Sepi, bagus. Duduk. Tenggelam dalam kenangan, sialan. Mobil merah mobil biru, rambut lurus rambut keriting, mata hitam mata cokelat, kata kata kata, argumentasi dan kesepakatan. Membuka video analisis tinju saja lah, sambil merasakan sisa energi yang terduplikasi darinya di dalam diri. Bahaya kalau bertemu pemicu, dan benar saja ada pemicu. Pembicaraan satu jam berakhir dengan pemesanan transportasi akomodasi perencanaan dan kesepakatan, nanti di akhir tahun. Menakutkan namun duplikasi energi yang tersisa membuat diri berani untuk melampaui, sempat melupakan risiko untuk teringat sekelebat jadi mengaktifkan tiga hukum sialan posibilitas probabilitas kausalitas. Menakutkan memang menakutkan, sekaligus membekukan. Hidup ya gini-gini aja, terlintas sekejap dengan kuat kata-katanya itu. Mengerti kalau semua adalah akumulasi memori yang terpicu momen sehingga dengan kehendak bebas yang sebenarnya tidak bebas tapi bebas itu melanggar batas, membuat kebebasan baru yang lebih luas yang lebih bablas yang lebih menakutkan. Ah iya, emang gini-gini aja.
Yang membentuk yang dibentuk, yang menjadi alasan yang menjadi tujuan, yang adalah akibat menjadi sebab, dan begitulah seterusnya, gini-gini aja kan. Demm! Menyelesaikan pesanan lalu beranjak pulang kandang di gelap malam yang ramai oleh lampu kendaraan baik di dalam oleh cahaya ponsel, dan di luar oleh lampu rem yang menyala kerap di jalanan kota termacet seindonesia ini. Hati-hati, ada hal yang perlu dipenuhi nanti maka tidak perlu sampai cidera dan membuyarkan semuanya. Seketika terlintas, bisa jadi kehadiran di saat ini atau hadir di momen saat ini bukanlah suatu sikap melainkan dampak. Dampak dari memiliki impian kuat di masa depan. Keyakinan. Atau bisa juga harapan.

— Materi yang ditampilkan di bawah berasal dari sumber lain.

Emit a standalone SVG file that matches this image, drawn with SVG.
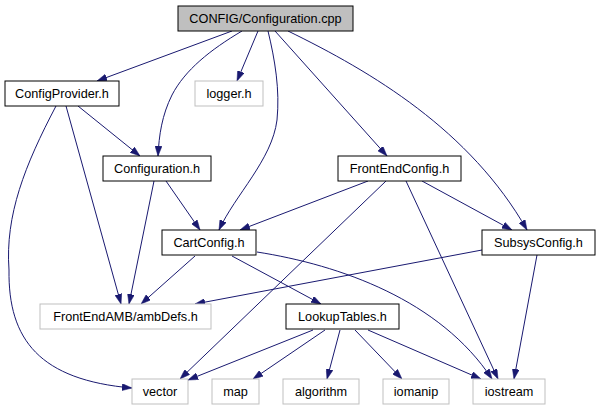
<svg xmlns="http://www.w3.org/2000/svg" width="600" height="411" viewBox="0 0 600 411">
<defs>
<marker id="arr" markerWidth="10" markerHeight="7" refX="10" refY="3.5" orient="auto" markerUnits="userSpaceOnUse">
<path d="M0,0 L10,3.5 L0,7 z" fill="#191970" stroke="#191970" stroke-width="0.5"/>
</marker>
<style>
.n rect{fill:#fff;stroke:#000;stroke-width:1}
.n.g rect{stroke:#bfbfbf}
.n.root rect{fill:#bfbfbf}
.n text{font-family:"Liberation Sans",Arial,sans-serif;font-size:12.7px;text-anchor:middle;fill:#000}
#edges path{fill:none;stroke:#191970;stroke-width:1;marker-end:url(#arr)}
</style>
</defs>
<rect width="600" height="411" fill="#fff"/>
<g id="edges">
<path d="M232,31 L97,81"/>
<path d="M242,31 C210,50 185,70 172,95 C162,115 159,135 158,156"/>
<path d="M258,31 L237,81"/>
<path d="M268,31 C275,60 280,90 277,120 C272,160 235,195 219,230"/>
<path d="M275,31 L387,156"/>
<path d="M288,31 C372,72 470,130 527,230"/>
<path d="M78,106 L140,156"/>
<path d="M56,106 C25,165 5,215 9,270 C8,340 40,380 132,388"/>
<path d="M66,106 L121,304"/>
<path d="M154,181 L129,304"/>
<path d="M166,181 L200,230"/>
<path d="M368,181 L240,230"/>
<path d="M386,181 L180,379"/>
<path d="M422,181 L512,230"/>
<path d="M406,181 L498,379"/>
<path d="M195,256 L141,304"/>
<path d="M232,256 L321,304"/>
<path d="M257,252 C340,265 440,300 492,379"/>
<path d="M482,250 L195,304"/>
<path d="M537,255 L514,379"/>
<path d="M313,330 L188,380"/>
<path d="M325,330 L253,379"/>
<path d="M340,330 L327,379"/>
<path d="M355,330 L402,379"/>
<path d="M368,330 L481,379"/>
</g>
<g id="n_cpp" class="n root"><rect x="178" y="6" width="175" height="25"/><text x="265.5" y="23">CONFIG/Configuration.cpp</text></g>
<g id="n_configprovider" class="n"><rect x="5" y="81" width="114" height="25"/><text x="62" y="98">ConfigProvider.h</text></g>
<g id="n_logger" class="n g"><rect x="195" y="81" width="68" height="25"/><text x="229" y="98">logger.h</text></g>
<g id="n_configuration" class="n"><rect x="103" y="156" width="108" height="25"/><text x="157" y="173">Configuration.h</text></g>
<g id="n_frontendconfig" class="n"><rect x="338" y="156" width="123" height="25"/><text x="399.5" y="173">FrontEndConfig.h</text></g>
<g id="n_cartconfig" class="n"><rect x="162" y="230" width="94" height="25"/><text x="209" y="247">CartConfig.h</text></g>
<g id="n_subsysconfig" class="n"><rect x="482" y="230" width="113" height="25"/><text x="538.5" y="247">SubsysConfig.h</text></g>
<g id="n_ambdefs" class="n g"><rect x="40" y="304" width="171" height="25"/><text x="125.5" y="321">FrontEndAMB/ambDefs.h</text></g>
<g id="n_lookuptables" class="n"><rect x="286" y="304" width="113" height="25"/><text x="342.5" y="321">LookupTables.h</text></g>
<g id="n_vector" class="n g"><rect x="132" y="379" width="56" height="25"/><text x="160" y="396">vector</text></g>
<g id="n_map" class="n g"><rect x="212" y="379" width="47" height="25"/><text x="235.5" y="396">map</text></g>
<g id="n_algorithm" class="n g"><rect x="283" y="379" width="76" height="25"/><text x="321" y="396">algorithm</text></g>
<g id="n_iomanip" class="n g"><rect x="383" y="379" width="66" height="25"/><text x="416" y="396">iomanip</text></g>
<g id="n_iostream" class="n g"><rect x="473" y="379" width="72" height="25"/><text x="509" y="396">iostream</text></g>
</svg>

Seperti keyakinan bahwa hidup gini-gini aja itu adalah visi dimana di masa depan akan tetap begini sehingga saat ini begitu hadir di sini akan akan sampai di masa depan yang begini juga. Atau harapan bahwa di masa depan menjadi sosok sempurna dan keyakinan akan harapan itu begitu kuatnya, sehingga hadir di sini saat ini dengan penuh dalam rangka menjadikan diri seperti mimpi itu. Sadar tidak sadar, visi diri masa nanti yang begitu idealistis lah yang membuat kini di sini begitu realistis dan hadir menghidupi kenyataan saat ini. Penetapan label diri pun termasuk visi sih.
Sampai kandang dengan tenang namun dalam rasa menakutkan karena langkah baru saja keluar batasan kebebasan kebiasaan, membuat kudapan yang tadi siang tertunda, makan lagi duduk lagi. Duduk makan duduk makan, ngangkang makan ngangkang makan. Tiada penyangkalan, yak hasrat dan keinginan yang menguasai dan mengalir melalui energi dunia saat ini yang adalah uang. Jadikan semuanya semampunya semaunya seenaknya, karena senyamannya itu terlalu bijaksana untuk diraih saat ini. Dalam ketakutan, kehendak, dan keterbatasan hadirlah petualangan yang dalam satu malam mengubah kehidupan satu masa. Merebahkan diri setelah membasuh dan membersihkan sisa konsumsi sehari ini, meredakan yang terlalu bergejolak dan menggejolakkan yang terlalu rendah. Memang perlu di tengah, bagaimana rentan namun tidak rapuh juga tangguh namun tidak getas. Perkembangan adalah bekas luka yang tertutup dengan jaringan baru, kesadaran ada pada tidak membuka-buka luka dan membahas-bahasnya menghalangi terbentuknya jaringan baru juga tidak membiarkan begitu saja jaringan baru terbentuk menjadi jaringan parut yang lebih keras daripada berlian. Di tengah-tengah, kesadaran ada di tengah-tengah antara kewaspadaan dan kelepasan. Kaki sedang masuk ruang tengah, akan banyak kehilangan, banyak juga penemuan, banyak ancaman juga dukungan. Kalau semuanya banyak, yang sedikit apa dong? Di sini, saat ini.